Susanne Posegga über ...

... die politische Botschaft hinter "Sunu Gal":

"Eine der Kernaussagen des Films ist, dass die Fischer zu wenig Fisch im Wasser haben - die Meere sind leer gefischt. Auf meine Frage hin, woher denn die Boote kommen, die da vornehmlich vor der westafrikanischen Küste fischen, ist die Antwort: aus Europa. Die globalen Zusammenhänge sind, wie wir wissen, immer vernetzter, und das betrifft uns alle - z.B. steht eine in Österreich gekauft Thunfischdose möglicherweise in direkter Verbindung mit dem afrikanischen Migranten, der bei uns ein Straßenmagazin verkauft. Es war überraschend, anhand dieses Weges, den ich gegangen bin, auf einer sehr emotionalen, persönlichen Ebene wieder auf diese globale Zusammenhänge zu stoßen."

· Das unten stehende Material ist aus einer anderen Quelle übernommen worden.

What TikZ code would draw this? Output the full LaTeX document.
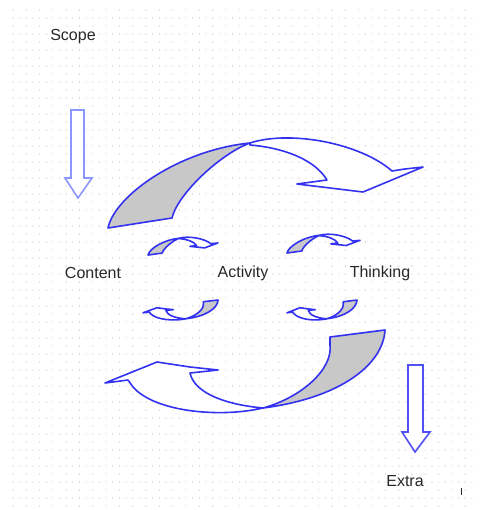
\documentclass[tikz,border=0pt]{standalone}
\usepackage{fontspec}
\setmainfont{Liberation Sans}
\definecolor{arrowblue}{RGB}{50,50,240}
\definecolor{lightblue}{RGB}{140,150,255}
\definecolor{midblue}{RGB}{80,80,245}
\definecolor{fillgray}{RGB}{200,200,200}
\definecolor{dotgray}{RGB}{185,185,185}
\definecolor{textgray}{RGB}{40,40,40}
\tikzset{
  curvedline/.style={draw=arrowblue, line width=1.6pt, line join=round},
  grayband/.style={curvedline, fill=fillgray},
  whiteband/.style={curvedline, fill=white},
  downarrow/.style={line width=1.6pt, fill=white, line join=miter},
  label/.style={text=textgray, font=\fontsize{16}{18}\selectfont, inner sep=0pt}
}
\newcommand\topGrayPath{(108,228) .. controls (115,195) and (180,150) .. (250,143) .. controls (222,153) and (178,193) .. (172,218) -- cycle}
\newcommand\topWhitePath{(250,143) .. controls (290,130) and (360,143) .. (392,171) -- (405,169) -- (423,167) -- (363,192) -- (297,184) -- (327,180) .. controls (315,160) and (285,148) .. (250,145) -- cycle}
\newcommand\botGrayPath{(330,337) -- (385,330) .. controls (383,365) and (340,398) .. (263,408) .. controls (300,398) and (333,370) .. (330,345) -- cycle}
\newcommand\botWhitePath{(263,408) .. controls (220,418) and (155,412) .. (133,387) -- (128,380) -- (105,383) -- (157,362) -- (190,367) -- (218,370) -- (190,373) .. controls (195,395) and (230,405) .. (263,408) -- cycle}
\begin{document}
\begin{tikzpicture}[x=1pt,y=-1pt]
\useasboundingbox (0,0) rectangle (484,510);
\fill[white] (0,0) rectangle (484,510);
% dotted background grid
\foreach \yy in {10,26,...,506} {
  \foreach \xx in {13,26.3,...,476} { \fill[dotgray] (\xx,\yy) circle (0.55); }
}
\foreach \yy in {18,34,...,506} {
  \foreach \xx in {13,19.65,...,476} { \fill[dotgray] (\xx,\yy) circle (0.55); }
}
% labels
\node[label] (scope) at (73,37) {Scope};
\node[label] (content) at (93,273) {Content};
\node[label] (activity) at (243,273) {Activity};
\node[label] (thinking) at (380,273) {Thinking};
\node[label] (extra) at (405,481) {Extra};
% straight down arrows
\draw[downarrow, draw=lightblue] (71,110) -- (84,110) -- (84,178) -- (92,178) -- (78,198) -- (65,178) -- (71,178) -- cycle;
\draw[downarrow, draw=midblue] (408,365) -- (423,365) -- (423,432) -- (430,432) -- (415,452) -- (402,432) -- (408,432) -- cycle;
% big curved arrows
\path[whiteband] \topWhitePath;
\path[grayband] \topGrayPath;
\path[whiteband] \botWhitePath;
\path[grayband] \botGrayPath;
% small curved arrows
\begin{scope}[shift={(124,209.9)}, xscale=0.222, yscale=0.198]
  \path[whiteband] \topWhitePath;
  \path[grayband] \topGrayPath;
\end{scope}
\begin{scope}[shift={(261.9,205.4)}, xscale=0.232, yscale=0.209]
  \path[whiteband] \topWhitePath;
  \path[grayband] \topGrayPath;
\end{scope}
\begin{scope}[shift={(114.9,220.5)}, xscale=0.268, yscale=0.241]
  \path[whiteband] \botWhitePath;
  \path[grayband] \botGrayPath;
\end{scope}
\begin{scope}[shift={(260.75,220.5)}, xscale=0.25, yscale=0.241]
  \path[whiteband] \botWhitePath;
  \path[grayband] \botGrayPath;
\end{scope}
% small tick mark
\draw[textgray, line width=0.8pt] (461,488) -- (461,495);
\end{tikzpicture}
\end{document}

... die Entstehung von "Sunu Gal":

"Was man dem Film verzeihen muss, ist, dass er technisch das ist, was man mit einer kleinen Fotokamera und einem Laptop mit geringer Rechenleistung produzieren kann. Es ist auch wahnsinnig schwer, in Afrika zu fotografieren und zu filmen. Es ist grundsätzlich sehr unerwünscht, du kannst oft nicht mal Straßenzüge und Gebäude fotografieren, denn kaum latscht jemand durch, fühlt sie oder er sich bedroht. Der Vorteil von so einer kleinen Kamera ist, dass sie total unauffällig ist und man so Dinge wie Taxifahrten filmen kann und die Menschen sich authentischer verhalten."



... den Bootsbauer:

"Es ist dem Film eine monatelange Recherchearbeit vorausgegangen, wo es zuerst nur mal darum ging, zu wissen, wo man überhaupt hinfahren muss. Es gab zwei Hinweise: Entweder der Bootsbauer ist aus dem Senegal oder aus Mauretanien. Da das Boot auf dem Heck eine mauretanische Flagge hatte, die spanische Küstenwache aber sagte, die kämen alle aus dem Senegal, wusste ich anfangs nicht, in welches Land ich fahren muss. Ich habe dann einen Flug nach Dakar gebucht und aufgrund der Aufschriften und Bemalungen des Bootes die Regionen eingrenzen können. Letztlich lief es auf einen Küstenstreifen von circa 150 Kilometer hinaus, den ich abzuklappern hatte. Die unglaublich schöne Begebenheit war, dass ich den Fischer dann bereits am ersten Tag gefunden habe. Die erste Person, die ich am Strand gefragt habe, war bereits der Bootsmaler."

... das Folgeprojekt, das den Kreis schließen soll:

"Wir wollen ein neues Einkommen für die Fischer schaffen, indem wir alte, kaputte Boote kaufen. Die liegen dort en masse am Strand herum, sie werden zum Teil zu Barracken oder Sitzbänken verbaut. Unsere Idee ist es, dieses Holz aufzukaufen, nach Österreich zu bringen, diese bunt bemalten Bretterstücke zu neuen Produkten zu verarbeiten und hier zu verkaufen und dabei aber auch immer wieder die Geschichte zu transportieren. Wir wollen Handelsbeziehungen aufbauen und nicht nur einfach nur Geld schicken - weil davon halte ich gar nichts. Allerdings sind die Transportkosten hoch, deshalb hier der Aufruf: Wer auch Dinge von Dakar nach Österreich transportieren möchte, bitte melden - dann könnte man sich eventuell gemeinsam einen Container bestellen."